Rising interest rates hitting you hard? Here’s how to ensure your home loan is paid off before retirement

Rising interest rates hitting you hard? Here’s how to ensure your home loan is paid off before retirement
  • You may increase your EMI to up to 40-50% of your income at the most.
  • Prepayment should be considered only if one has enough savings.
  • Consider refinancing only if you stand to gain at least 50 to 100 bps reduction on your current loan.
Home loans are long-term loans which mostly have a tenure of 15 years or more, and interest rates could go up and down during this period.

However, a recent series of rate hikes has been nightmarish for home loan borrowers. Between May 2022 and February 2023, the Reserve Bank of India (RBI) raised the repo rate by 250 bps. New home loan borrowers who took their loan under the external benchmark-based lending rates (EBLR), have seen their home loan interest rates rise the quickest in tune with the repo rate hike.

When the rates move up or down, the industry practice is to change the tenure of the loan as it is convenient for the customer. “However, customers who would not like the tenure of their loan to increase can approach their lender, and increase their EMI or even partly increase their EMI, and partly tenure. There is no cost to change the EMI or tenure,” says Renu Sud Karnad, managing director, HDFC.

She adds that most lenders, including HDFC, have a process in place that if extension of the term goes beyond a certain comfort level, the customer is educated about the need to revise the EMI. Hence it is advisable for the customers also to stay in touch with their lenders.

How the recent interest rate hikes will affect you


Theoretically, for a 15-year loan, a 2.5% increase from 7% to 9.5% means that the tenure goes up by 90 months or 7.5 years. “For longer tenures like 20 or 25 or 30 years, the additional tenure can be as much as 20 additional years, depending on rate of interest,” says Adhil Shetty, CEO, BankBazaar, an online financial marketplace.

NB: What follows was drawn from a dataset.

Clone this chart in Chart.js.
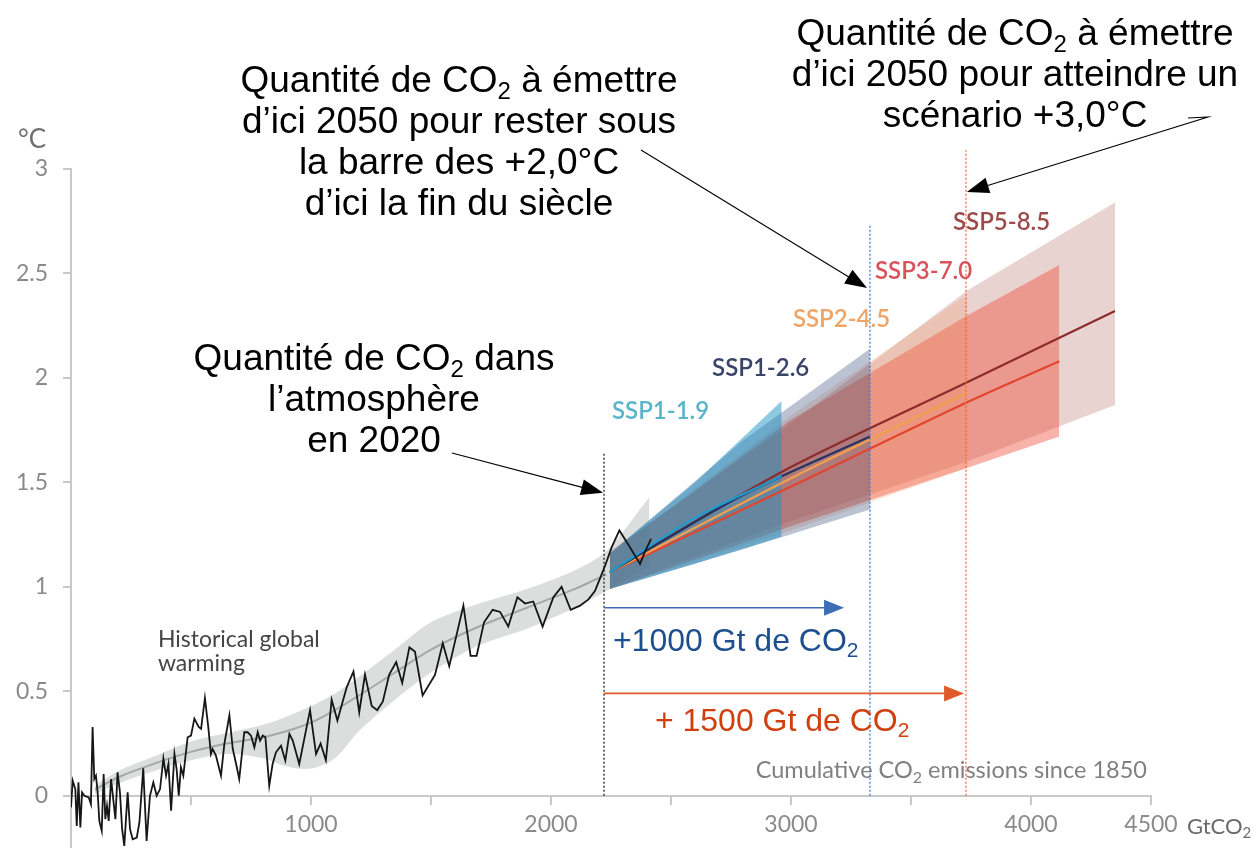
<!DOCTYPE html>
<html>
<head>
<meta charset="utf-8">
<title>Réchauffement et CO2 cumulé</title>
<script src="https://cdn.jsdelivr.net/npm/chart.js@4.4.1/dist/chart.umd.min.js"></script>
<style>
  html, body { margin: 0; padding: 0; background: #fff; }
  canvas { display: block; }
</style>
</head>
<body>
<canvas id="co2Chart" width="1258" height="848"></canvas>
<script>
// --- Réchauffement observé (°C) en fonction du CO2 cumulé (GtCO2) ---
const histX = [0, 7, 18, 24, 31, 39, 46, 56, 74, 83, 90, 97, 104, 111, 118, 128, 136, 143, 150, 157,
  167, 176, 185, 194, 204, 213, 222, 236, 246, 257, 274, 285, 301, 315, 329, 343, 357, 371, 385, 396,
  406, 417, 431, 440, 449, 458, 468, 486, 500, 514, 532, 542, 558, 572, 583, 590, 604, 625, 639, 660,
  674, 688, 701, 722, 736, 750, 764, 778, 788, 799, 810, 826, 840, 854, 875, 893, 910, 924, 951, 972,
  996, 1021, 1040, 1062, 1086, 1110, 1149, 1177, 1201, 1225, 1253, 1276, 1299, 1326, 1355, 1380, 1410, 1433, 1465, 1517,
  1549, 1576, 1635, 1665, 1690, 1721, 1757, 1788, 1822, 1860, 1892, 1926, 1965, 2010, 2044, 2082, 2121, 2156, 2183, 2211,
  2225, 2253, 2285, 2329, 2371, 2392, 2417];
const histY = [-0.056, 0.072, 0.032, -0.144, 0.064, -0.152, 0.016, 0.0, -0.008, -0.04, 0.329, 0.08, 0.096, 0.016, -0.12, -0.168, 0.104, -0.112, -0.048, -0.12,
  0.08, -0.016, -0.112, 0.112, 0.016, -0.16, -0.24, 0.016, -0.16, -0.208, -0.2, -0.128, 0.131, -0.216, 0.0, 0.064, 0.0, 0.032, 0.179, 0.096,
  0.152, -0.072, 0.2, 0.128, 0.0, 0.136, 0.096, 0.28, 0.288, 0.369, 0.329, 0.32, 0.468, 0.329, 0.2, 0.224, 0.192, 0.096, 0.248, 0.385,
  0.224, 0.152, 0.08, 0.304, 0.304, 0.288, 0.232, 0.304, 0.264, 0.288, 0.28, 0.048, 0.152, 0.208, 0.24, 0.168, 0.296, 0.264, 0.152, 0.272,
  0.41, 0.2, 0.25, 0.17, 0.46, 0.36, 0.52, 0.595, 0.40, 0.58, 0.43, 0.41, 0.45, 0.58, 0.64, 0.54, 0.71, 0.69, 0.48, 0.58,
  0.73, 0.62, 0.91, 0.67, 0.67, 0.83, 0.89, 0.88, 0.81, 0.95, 0.92, 0.93, 0.81, 0.95, 1.0, 0.89, 0.91, 0.94, 0.98, 1.06,
  1.10, 1.19, 1.27, 1.19, 1.11, 1.17, 1.23];

// estimation centrale et fourchette du réchauffement induit
const histMeanX = [100, 200, 350, 500, 650, 800, 900, 1000, 1100, 1200, 1350, 1500, 1700, 1900, 2100, 2230];
const histMean = [0.03, 0.09, 0.155, 0.21, 0.25, 0.28, 0.31, 0.35, 0.41, 0.48, 0.59, 0.70, 0.81, 0.90, 0.99, 1.06];
const histBandX = [100, 200, 350, 500, 650, 800, 900, 1000, 1100, 1200, 1350, 1500, 1700, 1900, 2100, 2230, 2410];
const histHigh = [0.05, 0.12, 0.19, 0.26, 0.30, 0.34, 0.38, 0.43, 0.49, 0.57, 0.70, 0.83, 0.92, 0.99, 1.08, 1.17, 1.43];
const histLow = [0.01, 0.06, 0.12, 0.17, 0.20, 0.18, 0.14, 0.13, 0.18, 0.31, 0.46, 0.59, 0.72, 0.80, 0.90, 0.98, 1.10];

// --- Scénarios SSP jusqu'en 2050 ---
const ssp119X = [2245, 2600, 2961];
const ssp119Mid = [1.07, 1.33, 1.53];
const ssp119Low = [0.99, 1.11, 1.24];
const ssp119High = [1.16, 1.50, 1.89];

const ssp126X = [2245, 2800, 3329];
const ssp126Mid = [1.07, 1.44, 1.72];
const ssp126Low = [0.99, 1.18, 1.37];
const ssp126High = [1.16, 1.70, 2.14];

const ssp245X = [2245, 3000, 3736];
const ssp245Mid = [1.07, 1.52, 1.93];
const ssp245Low = [0.99, 1.27, 1.57];
const ssp245High = [1.16, 1.82, 2.40];

const ssp370X = [2245, 3000, 3736, 4118];
const ssp370Mid = [1.07, 1.48, 1.885, 2.08];
const ssp370Low = [0.99, 1.29, 1.57, 1.72];
const ssp370High = [1.16, 1.80, 2.30, 2.54];

const ssp585X = [2245, 2961, 3736, 4350];
const ssp585Mid = [1.07, 1.55, 1.98, 2.32];
const ssp585Low = [0.99, 1.30, 1.60, 1.87];
const ssp585High = [1.17, 1.75, 2.42, 2.84];

// repères d'émissions (GtCO2 cumulées)
const emitted2020 = 2221;
const budget2C = 3329;
const budget3C = 3729;
const extraBudgets = [1000, 1500];

// axes
const xTicks = [500, 1000, 1500, 2000, 2500, 3000, 3500, 4000, 4500];
const xTickLabels = [1000, 2000, 3000, 4000, 4500];
const yTicks = [0, 0.5, 1, 1.5, 2, 2.5, 3];

// textes
const noteBudget2C = ['Quantité de CO₂ à émettre', 'd’ici 2050 pour rester sous', 'la barre des +2,0°C', 'd’ici la fin du siècle'];
const noteBudget3C = ['Quantité de CO₂ à émettre', 'd’ici 2050 pour atteindre un', 'scénario +3,0°C'];
const note2020 = ['Quantité de CO₂ dans', 'l’atmosphère', 'en 2020'];
const histLabel = ['Historical global', 'warming'];

const scenarios = [
  { name: 'SSP5-8.5', x: ssp585X, mid: ssp585Mid, low: ssp585Low, high: ssp585High,
    line: '#8e2b2b', band: 'rgba(165,70,60,0.24)', text: '#9c4a4a', at: [3675, 2.75] },
  { name: 'SSP3-7.0', x: ssp370X, mid: ssp370Mid, low: ssp370Low, high: ssp370High,
    line: '#e2452f', band: 'rgba(238,80,62,0.44)', text: '#d9525c', at: [3350, 2.515] },
  { name: 'SSP2-4.5', x: ssp245X, mid: ssp245Mid, low: ssp245Low, high: ssp245High,
    line: '#f2a04e', band: 'rgba(240,130,70,0.2)', text: '#f0a465', at: [3008, 2.285] },
  { name: 'SSP1-2.6', x: ssp126X, mid: ssp126Mid, low: ssp126Low, high: ssp126High,
    line: '#26335f', band: 'rgba(45,65,115,0.32)', text: '#3a4468', at: [2671, 2.05] },
  { name: 'SSP1-1.9', x: ssp119X, mid: ssp119Mid, low: ssp119Low, high: ssp119High,
    line: '#1e9cd0', band: 'rgba(30,145,195,0.5)', text: '#5ab4ca', at: [2254, 1.845] }
];

const pts = (xs, ys) => xs.map((x, i) => ({ x: x, y: ys[i] }));

const datasets = [];
function push(ds) {
  return datasets.push(Object.assign({
    pointRadius: 0, borderWidth: 0, borderColor: 'transparent', fill: false, tension: 0
  }, ds)) - 1;
}

// bande grise de l'historique
const histLowIdx = push({ data: pts(histBandX, histLow), tension: 0.3, order: 100 });
push({ data: pts(histBandX, histHigh), tension: 0.3, fill: { target: histLowIdx }, backgroundColor: 'rgba(185,190,190,0.5)', order: 100 });

// fourchettes des scénarios (SSP5 au fond)
scenarios.forEach((s, i) => {
  const lo = push({ data: pts(s.x, s.low), order: 90 - i * 10 });
  push({ data: pts(s.x, s.high), fill: { target: lo }, backgroundColor: s.band, order: 90 - i * 10 });
});

// ligne centrale grise
push({ data: pts(histMeanX, histMean), borderColor: '#a4a8a8', borderWidth: 2, tension: 0.3, order: 40 });

// médianes des scénarios
scenarios.forEach((s, i) => {
  push({ data: pts(s.x, s.mid), borderColor: s.line, borderWidth: 2.2, tension: 0.3, order: 35 - i });
});

// courbe observée
push({ data: pts(histX, histY), borderColor: '#161616', borderWidth: 1.8, order: 20 });

// repères verticaux pointillés
push({ data: pts([emitted2020, emitted2020], [0, 1.646]), borderColor: '#222', borderWidth: 1.3, borderDash: [2, 2], order: 10 });
push({ data: pts([budget2C, budget2C], [0, 2.73]), borderColor: '#3f7bd0', borderWidth: 1.3, borderDash: [2, 2], order: 10 });
push({ data: pts([budget3C, budget3C], [0, 3.09]), borderColor: '#ee6a3a', borderWidth: 1.3, borderDash: [2, 2], order: 10, clip: false });

function drawRich(ctx, text, x, y, o) {
  const parts = text.split('₂');
  const main = (o.weight || 'normal') + ' ' + o.size + 'px ' + o.family;
  const sub = (o.weight || 'normal') + ' ' + Math.round(o.size * 0.66) + 'px ' + o.family;
  let w = 0;
  parts.forEach((p, i) => {
    ctx.font = main; w += ctx.measureText(p).width;
    if (i < parts.length - 1) { ctx.font = sub; w += ctx.measureText('2').width; }
  });
  let cx = o.align === 'center' ? x - w / 2 : (o.align === 'right' ? x - w : x);
  ctx.fillStyle = o.color;
  ctx.textAlign = 'left';
  ctx.textBaseline = 'alphabetic';
  parts.forEach((p, i) => {
    ctx.font = main; ctx.fillText(p, cx, y); cx += ctx.measureText(p).width;
    if (i < parts.length - 1) {
      ctx.font = sub; ctx.fillText('2', cx, y + o.size * 0.2); cx += ctx.measureText('2').width;
    }
  });
}

function arrow(ctx, path, color, width, len, half) {
  const n = path.length;
  const [x1, y1] = path[n - 2];
  const [x2, y2] = path[n - 1];
  const a = Math.atan2(y2 - y1, x2 - x1);
  ctx.save();
  ctx.strokeStyle = color;
  ctx.fillStyle = color;
  ctx.lineWidth = width;
  ctx.beginPath();
  ctx.moveTo(path[0][0], path[0][1]);
  for (let i = 1; i < n - 1; i++) ctx.lineTo(path[i][0], path[i][1]);
  ctx.lineTo(x2 - len * 0.8 * Math.cos(a), y2 - len * 0.8 * Math.sin(a));
  ctx.stroke();
  ctx.beginPath();
  ctx.moveTo(x2, y2);
  ctx.lineTo(x2 - len * Math.cos(a) + half * Math.sin(a), y2 - len * Math.sin(a) - half * Math.cos(a));
  ctx.lineTo(x2 - len * Math.cos(a) - half * Math.sin(a), y2 - len * Math.sin(a) + half * Math.cos(a));
  ctx.closePath();
  ctx.fill();
  ctx.restore();
}

const annotations = {
  id: 'annotations',
  afterDraw(chart) {
    const ctx = chart.ctx;
    const xs = chart.scales.x, ys = chart.scales.y;
    const P = (x, y) => [xs.getPixelForValue(x), ys.getPixelForValue(y)];
    const lato = 'Lato, "Noto Sans", sans-serif';
    const arial = '"Liberation Sans", Arial, sans-serif';

    // étiquettes des scénarios
    scenarios.forEach(s => {
      const [px, py] = P(s.at[0], s.at[1]);
      drawRich(ctx, s.name, px, py + 9, { size: 24, family: lato, weight: '600', color: s.text });
    });

    const [hx, hy] = P(362, 0.713);
    histLabel.forEach((t, i) => drawRich(ctx, t, hx, hy + i * 24, { size: 23, family: lato, color: '#444' }));

    const [cx, cy] = P(4483, 0.086);
    drawRich(ctx, 'Cumulative CO₂ emissions since 1850', cx, cy, { size: 23.5, family: lato, color: '#808080', align: 'right' });

    // unités des axes
    drawRich(ctx, '°C', 18, 148, { size: 26, family: lato, color: '#707070' });
    drawRich(ctx, 'GtCO₂', 1187, 834, { size: 22, family: lato, color: '#6a6a6a' });

    // flèches horizontales : budgets supplémentaires
    const colors = ['#3d6db5', '#e05a2a'];
    const levels = [0.90, 0.49];
    extraBudgets.forEach((b, i) => {
      arrow(ctx, [P(emitted2020, levels[i]), P(emitted2020 + b, levels[i])], colors[i], 1.6, 20, 8);
    });
    let [bx, by] = P(2258, 0.694);
    drawRich(ctx, '+' + extraBudgets[0] + ' Gt de CO₂', bx, by, { size: 32, family: arial, color: '#1d4f8f' });
    [bx, by] = P(2433, 0.311);
    drawRich(ctx, '+ ' + extraBudgets[1] + ' Gt de CO₂', bx, by, { size: 32, family: arial, color: '#d0400f' });

    // blocs de texte et leurs flèches
    const block = (lines, x, y0) => lines.forEach((t, i) =>
      drawRich(ctx, t, x, y0 + i * 41, { size: 37, family: arial, color: '#000', align: 'center' }));
    block(noteBudget2C, 459, 92);
    block(noteBudget3C, 1015, 45);
    block(note2020, 374, 370);

    arrow(ctx, [[641, 150], P(3317, 2.43)], '#000', 1.1, 22, 8);
    arrow(ctx, [[1188, 118], [1208, 117], P(3733, 2.89)], '#000', 1.1, 22, 8);
    arrow(ctx, [[452, 453], P(2217, 1.45)], '#000', 1.1, 22, 8);
  }
};

Chart.defaults.font.family = 'Lato';

new Chart(document.getElementById('co2Chart'), {
  type: 'line',
  data: { datasets: datasets },
  options: {
    responsive: false,
    animation: false,
    devicePixelRatio: 1,
    events: [],
    layout: { padding: { top: 169, right: 107, bottom: 0, left: 0 } },
    plugins: { legend: { display: false }, tooltip: { enabled: false } },
    scales: {
      x: {
        type: 'linear',
        min: 0,
        max: 4500,
        position: { y: 0 },
        afterFit: s => { s.height = 0; },
        afterBuildTicks: s => { s.ticks = xTicks.map(v => ({ value: v })); },
        border: { color: '#c8c8c8', width: 2 },
        grid: { drawOnChartArea: false, tickLength: 8, color: '#c8c8c8', lineWidth: 2 },
        ticks: {
          autoSkip: false, maxRotation: 0, padding: 7, color: '#8a8a8a', font: { size: 23 },
          callback: v => xTickLabels.includes(v) ? String(v) : ''
        }
      },
      y: {
        type: 'linear',
        min: -0.25,
        max: 3,
        // largeur fixe et pas de marge verticale réservée aux libellés
        afterFit: s => { s.width = 71; s.paddingTop = 0; s.paddingBottom = 0; },
        afterBuildTicks: s => { s.ticks = yTicks.map(v => ({ value: v })); },
        border: { color: '#c8c8c8', width: 2 },
        grid: { drawOnChartArea: false, tickLength: 8, color: '#c8c8c8', lineWidth: 2 },
        ticks: { padding: 15, color: '#8a8a8a', font: { size: 23 }, callback: v => String(v) }
      }
    }
  },
  plugins: [annotations]
});
</script>
</body>
</html>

Given that the interest rates on home loans have gone up substantially since last year, the lenders prefer to increase the EMI to ensure that the tenure does not go up by more than a few years. “If you are in the middle of your repayment period and have more than twice the remaining tenure to retire – say you are half-way through your 20-year loan and are in your late 30s or early 40s – the lender may extend your tenure instead of increasing your EMIs, especially if you have been prepaying your loan,” says Shetty. However, if you are in your late 40s or early 50s you would have to close the loan by the time you reach retirement age.

What you can do

In such a situation, a borrower has several options open to him.

Increase the EMI: If the borrowers have a significant portion to pay off, they can increase their EMI until they are 60 to 65 years of age (depending on their lenders). “In these cases, borrowers can increase their EMI by 5% once a year. This annual exercise will increase your tenure and buy you some more room to pay off the loan amount,” says V Swaminathan, executive chairman, Andromeda Loans, a loan distributor. As a rule of thumb, your home loan EMI should not be more than 35-40% of your income. Even if you stretch this, most banks will restrict your home loan EMI to 50% of your income. Thus, increasing the EMI beyond a certain point is not feasible.

Prepay your home loan: Another option is to prepay the home loan, which means paying a part of the loan amount earlier than the planned repayment period. “In the case where it is not possible to increase one’s EMI, one option is to prepay strategically to reduce the impact of the rate hike. Prepayment should be considered only if one has enough savings. In case the customer does not have enough savings, he could instead focus on making small pre-payment each year to increase saving on the home loan,” says Pramod Kathuria, founder & CEO, Easiloan, a digital home loan marketplace.

However, out of 5.5 million home loans linked to EBLR, only 0.82 million have the capability to make prepayments to ensure their tenures or EMIs don’t shoot up, as per an analysis by SBI research. Those who are not able to prepay their home loans may consider some other options to pay off their home loan before retirement.

Get a co-applicant: “If you are nearing your retirement but still have not repaid a significant portion of your loan, you can try securing a co-applicant or a guarantor,” adds Swaminathan. If the co-applicant’s retirement is at a later stage, one can convince the bank to increase the tenure.

Refinance your home loan: The other option is to refinance your home loan. Some lenders have slashed their home loan interest rates in light of reduced demand. “If your current rate is 0.5-1% higher than the prevailing rates, then refinancing your loan to a lower rate may be a good idea. Refinancing to a lower rate and repaying a higher EMI would be even better. Check with your own lender before you refinance, as it may be an easier option,” say Shetty. Having a co-applicant with a good credit score and a steady income may help you avail lower interest rates.

Home loan borrowers may also be wondering where the interest rates are headed next. “On the interest rate front, in my personal opinion, we are almost at the end of the rate hike cycle considering that factors like inflation could ebb as crude prices, which have the biggest impact on inflation in India, are down to a 15-month low,” says Karnad.

There is no one right option to pay off your home loan before retirement. It depends on your financial situation and the additional monthly outflow you can take up. You can opt for one or all of these options simultaneously, depending on what you can afford.